Several months back I was sitting at my favorite Starbucks on evening. It was still winter and it was cold. I sat at a small table by the window, Bible and journal nearby, trying to sort out my jumbled thoughts by tapping them into some kind of order via the word processor on my laptop. I sipped coffee... I watched the couple in front of me, meeting with a photographer to talk about their upcoming wedding. People coming in and out, in a hurry. I stared out the window at the beautiful white lights that lined the trees that lined the street. The cold night and my solitary little table was warmed by the gorgeousness of those lights on the bare branches against the dark sky.

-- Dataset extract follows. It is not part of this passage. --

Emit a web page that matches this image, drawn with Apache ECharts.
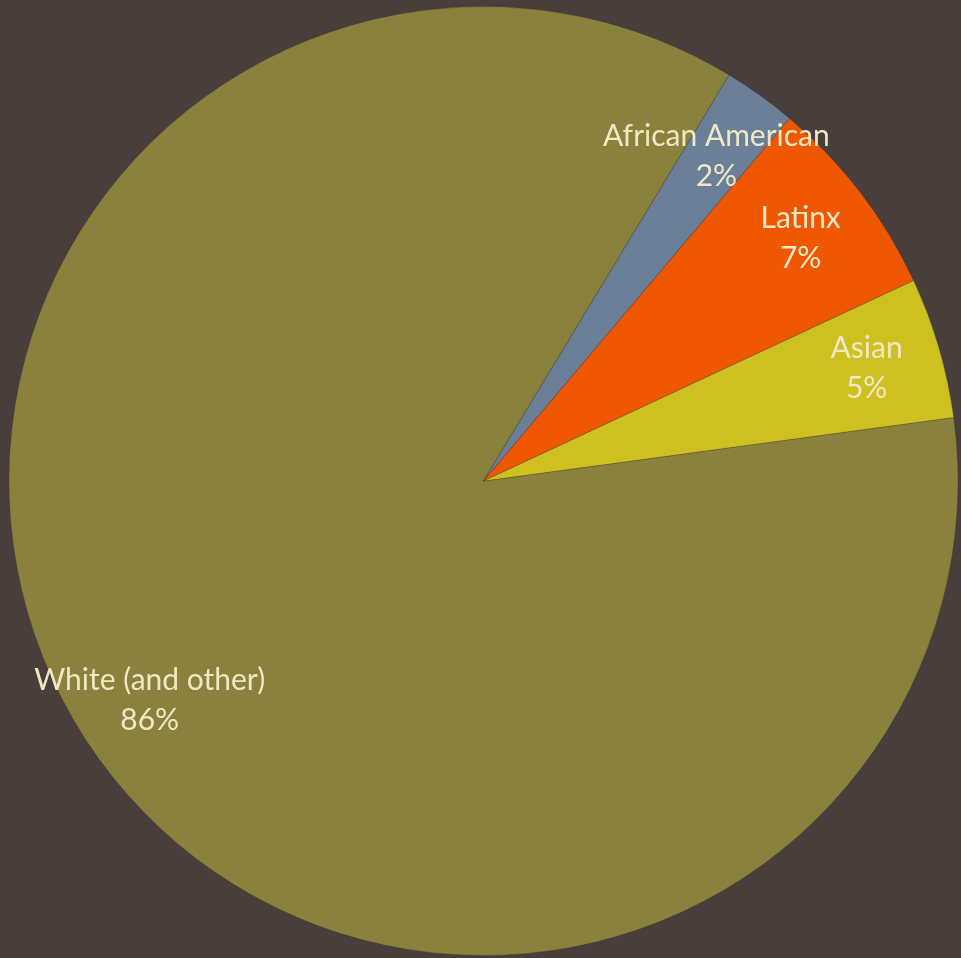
<!DOCTYPE html>
<html>
<head>
<meta charset="utf-8">
<script src="https://cdn.jsdelivr.net/npm/echarts@6/dist/echarts.min.js"></script>
<style>
  html, body { margin: 0; padding: 0; background: #483e3b; }
  #main { width: 961px; height: 958px; }
</style>
</head>
<body>
<div id="main"></div>
<script>
// data, clockwise from the White / Asian boundary
const categories = ['White (and other)', 'African American', 'Latinx', 'Asian']
const values = [85.8, 2.5, 6.9, 4.8]
const colors = ['#8a813c', '#6b7f99', '#ef5800', '#cdc020']

const chartData = categories.map((name, i) => ({ name, value: values[i] }))

let myChart = echarts.init(document.getElementById('main'))

const option = {
  backgroundColor: '#483e3b',
  animation: false,
  series: [
    {
      // filled slices
      type: 'pie',
      center: [483.5, 481],
      radius: [0, 474.5],
      startAngle: 7.7,
      clockwise: true,
      silent: true,
      label: { show: false },
      labelLine: { show: false },
      itemStyle: {
        color: (p) => colors[p.dataIndex],
        borderColor: 'rgba(60,50,40,0.5)',
        borderWidth: 0.6
      },
      data: chartData
    },
    {
      // transparent ring that carries the labels near the rim
      type: 'pie',
      center: [483.5, 481],
      radius: [318, 474.5],
      startAngle: 7.7,
      clockwise: true,
      silent: true,
      itemStyle: { color: 'rgba(0,0,0,0)' },
      labelLine: { show: false },
      label: {
        show: true,
        position: 'inside',
        formatter: '{b}\n{d}%',
        color: '#efe8c4',
        fontFamily: 'Lato',
        fontSize: 30,
        lineHeight: 40
      },
      percentPrecision: 0,
      data: chartData
    }
  ]
}

myChart.setOption(option)
</script>
</body>
</html>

They lined the small street like so many golden arches, magical almost. I sipped and stared, dazzled, blessed by them.
My reverie was inturrupted by a tiny little girl with black hair and dark eyes crying out, "It's beautiful! Mommy, Mommy, I want to show you something beautiful!" She was standing by the window, her hands cupped around her face at the window, gazing, like me, at the fairy-lit trees lining the dark little street across from us. I turned back to my coffee and smiled. "Mommy!", another urgent cry came. The mother was busy chatting with the friend at their table, but kindly answered, "Hold on, dear, I don't want to get up right now and I'm trying to finish my coffee." This little lover of beauty was not to be thus easily put off. "Okay.. but, just come here a minute and look!" This time the mother answered, "okay, let me look."

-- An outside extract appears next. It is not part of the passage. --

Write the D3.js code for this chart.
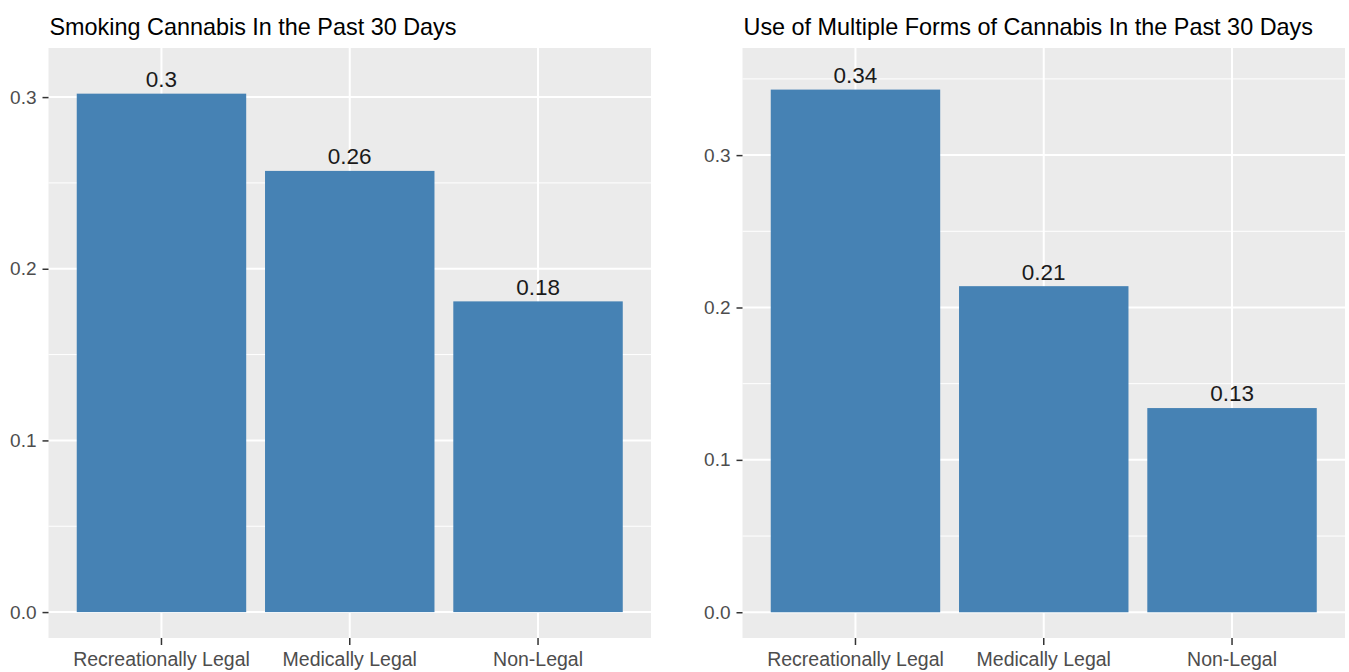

"Close your eyes! Okay. Look that way. Open your eyes." Effective pause. "Isn't it beautiful?!?"
"Awesome! Now..." and so the adult conversation resumed.
Adults... so many times, we just.... don't... get it. Not at all, for all our life experience and education of 18 years plus. I wished, then, to always be like a child in the way I appreciate beauty. That I might always gasp, and even gawk, sometimes, at the wonder of creation and the loveliness of the little things. At least just take time to pause and soak in the glory of a wonder, albeit small.
I try to stay true to my resolve to never miss seeing something beautiful, when given the opportunity, but I laugh when I think about my walking down a hall with a group of girls in a church once; in the stark hallway, I was suddenly captured by a glimpse of pink sunset-clouds through a small window to my right and automatically started walking towards it, like metal to a magnet... even though the girl on my right kept going straight and suddenly a near collision was avoided by laughter. Oh, good times... There is, such a thing, I suppose, as being dangerously distracted by beauty. :)
But, I'd rather be dangerously distracted, than to be apathetically un-affected. I want to be like the little girl, and not like the mom.
Don't you think that God must, sometimes, just bless us with some lovely something across our path, and so desire for us to stop and notice it as a gift from Him, and know His love, and then glorify Him? It's just too precious to not stop and revel.